Irish theologian and controversialist (1618–1688)

Peter Walsh, O.F.M., (Petrus Valesius; c. 1618 – March 15, 1688) was an Irish theologian and controversialist.

==Biography==
Peter Walsh was born near Mooretown, County Kildare. His father was a chandler in Naas, and his mother is said to have been an English protestant. He studied at Franciscan College of St. Anthony in Leuven, where he joined the Friars Minor, and acquired Jansenist sympathies.

In 1646 Walsh went to Kilkenny, then in the hands of the rebel "confederate Catholics," and, in opposition to the papal nuncio Rinuccini, urged, and in 1649 helped to secure, peace with the viceroy Ormonde on behalf of King Charles I. Walsh was arrested by the militant Irish Confederate Catholic faction in 1646, along with other "peace party" advocates like Richard Bellings after the Treaty they had negotiated with Ormonde and the English Royalists was rejected in the Confederate General Assembly. Those opposed to the Treaty included militant Catholic clergy led by the Papal Nuncio Rinuccini) who wanted Roman Catholicism established as the state religion in Ireland and Irish lords, such as Owen Roe O'Neill, who wanted to recover the lands and power their families had lost after the Plantations of Ireland.

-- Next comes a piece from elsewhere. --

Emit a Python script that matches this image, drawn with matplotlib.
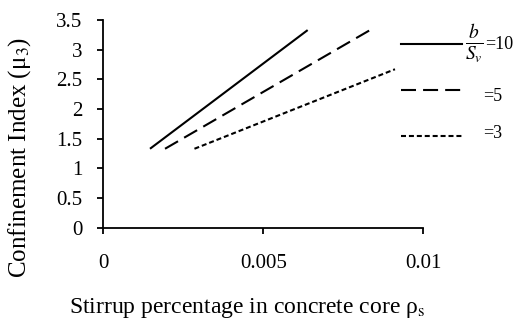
import matplotlib.pyplot as plt
from matplotlib.lines import Line2D

plt.rcParams['font.family'] = ['Liberation Serif', 'DejaVu Serif']
plt.rcParams['mathtext.fontset'] = 'stix'

# stirrup percentage (start, end) and confinement index for each b/Sv
rho_10 = [0.00146, 0.00639]
mu_10 = [1.33, 3.33]
rho_5 = [0.00193, 0.00834]
mu_5 = [1.33, 3.33]
rho_3 = [0.00285, 0.00912]
mu_3 = [1.33, 2.67]

xticks = [0, 0.005, 0.01]
xticklabels = ['0', '0.005', '0.01']
yticks = [0, 0.5, 1, 1.5, 2, 2.5, 3, 3.5]
yticklabels = ['0', '0.5', '1', '1.5', '2', '2.5', '3', '3.5']

fig = plt.figure(figsize=(5.16, 3.22), dpi=100)
ax = fig.add_axes([0.2002, 0.2929, 0.6198, 0.645])

lw = 1.5
ax.plot(rho_10, mu_10, color='black', lw=lw, solid_capstyle='butt')
ax.plot(rho_5, mu_5, color='black', lw=lw, dashes=(7.2, 3.4), dash_capstyle='butt')
ax.plot(rho_3, mu_3, color='black', lw=lw, dashes=(2.4, 1.4), dash_capstyle='butt')

ax.set_xlim(0, 0.01)
ax.set_ylim(0, 3.5)
ax.set_xticks(xticks)
ax.set_xticklabels(xticklabels)
ax.set_yticks(yticks)
ax.set_yticklabels(yticklabels)
ax.spines['top'].set_visible(False)
ax.spines['right'].set_visible(False)
ax.spines['left'].set_linewidth(1.3)
ax.spines['bottom'].set_linewidth(1.3)
ax.tick_params(axis='x', direction='out', length=4, width=1.3, pad=15, labelsize=15)
ax.tick_params(axis='y', direction='out', length=4, width=1.3, pad=11, labelsize=15)

ax.set_ylabel('Confinement Index (μ$_3$)', fontsize=18)
ax.yaxis.set_label_coords(-0.22, 0.34)
ax.set_xlabel(r'Stirrup percentage in concrete core ρ$_\mathrm{s}$', fontsize=17)
ax.xaxis.set_label_coords(0.45, -0.33)

# hand drawn legend
fig.add_artist(Line2D([0.777, 0.895], [0.863, 0.863], color='black', lw=lw))
fig.add_artist(Line2D([0.777, 0.895], [0.720, 0.720], color='black', lw=lw,
                      dashes=(7.2, 3.4), dash_capstyle='butt'))
fig.add_artist(Line2D([0.777, 0.895], [0.578, 0.578], color='black', lw=lw,
                      dashes=(2.4, 1.4), dash_capstyle='butt'))
fig.text(0.902, 0.863, r'$\frac{b}{S_v}$', fontsize=20, va='center', ha='left')
fig.text(0.941, 0.863, '=10', fontsize=13, va='center', ha='left')
fig.text(0.937, 0.700, '=5', fontsize=13, va='center', ha='left')
fig.text(0.937, 0.586, '=3', fontsize=13, va='center', ha='left')

fig.savefig('out.png', dpi=100)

Walsh was guardian of the Franciscan friary at Kilkenny from 1648 to 1650. He served as chaplain to Castlehaven’s army in Munster from 1650 to 1651. All Catholic clergy captured by the Cromwellians were executed and Walsh, in danger of death, fled Ireland, first to London, then Madrid, and Holland. He subsequently lived obscurely in London. In 1661 he was appointed accredited London agent by the few surviving Irish bishops.

=== The Irish Remonstrance===

On the restoration of the monarchy in England Walsh urged his patron, Ormonde, to support the Irish Roman Catholics as the natural friends of royalty against the Protestant sects who had supported the Parliament during the Wars of the Three Kingdoms. Walsh sought to mitigate the restrictions they suffered and to efface the impression made by their successive rebellions by a loyal remonstrance to Charles II, boldly repudiating papal infallibility and religious interference in public affairs, and affirming undivided allegiance to the crown. For eight years he canvassed for signatures to this address, but in spite of considerable support, the strenuous opposition of the Jesuits and Dominicans deterred the clergy and nearly wrecked the scheme. (See the Act of Settlement 1662 for Irish politics at the time). A General Chapter of the Franciscans held in Antwerp in 1664 protested Walsh's publications as undermining the authority of the Minister General and of the Holy See.

===Later life===
From 1669 until his death, Walsh lived in London, much respected for his honesty, loyalty and learning. Through the influence of Ormonde, he secured the seneschalship of Winchester (worth about £100 a year) from the bishop of that see. He and his supporters were declared renegades to be spurned by other friars by the Order's General Chapter of 1670 for having published without the permission of the Minister General of the Order, but he remained a devout adherent of the Catholic Church, although he maintained friendly relations with the Anglicans, accepting their Holy orders and attending their churches. It is said that it was only a few days before his death, he was induced to make his peace with the Church, though that has been questioned. At his death, his books and papers were removed by the friars. He was buried in the churchyard of the Church of St Dunstan-in-the-West.

==Bibliography==
Walsh wrote (1672-1684) a series of controversial letters against Pope Gregory VII's doctrine of papal supremacy over princes; a voluminous History of the Remonstrance (1674); Hibernica (1682), a history of Ireland; in 1686 a reply to the Popery of Thomas Barlow (1607-1691), Barlow being the Bishop of Lincoln; and other works. In these writings he consistently upheld the doctrine of civil liberty against the pretensions of the papacy.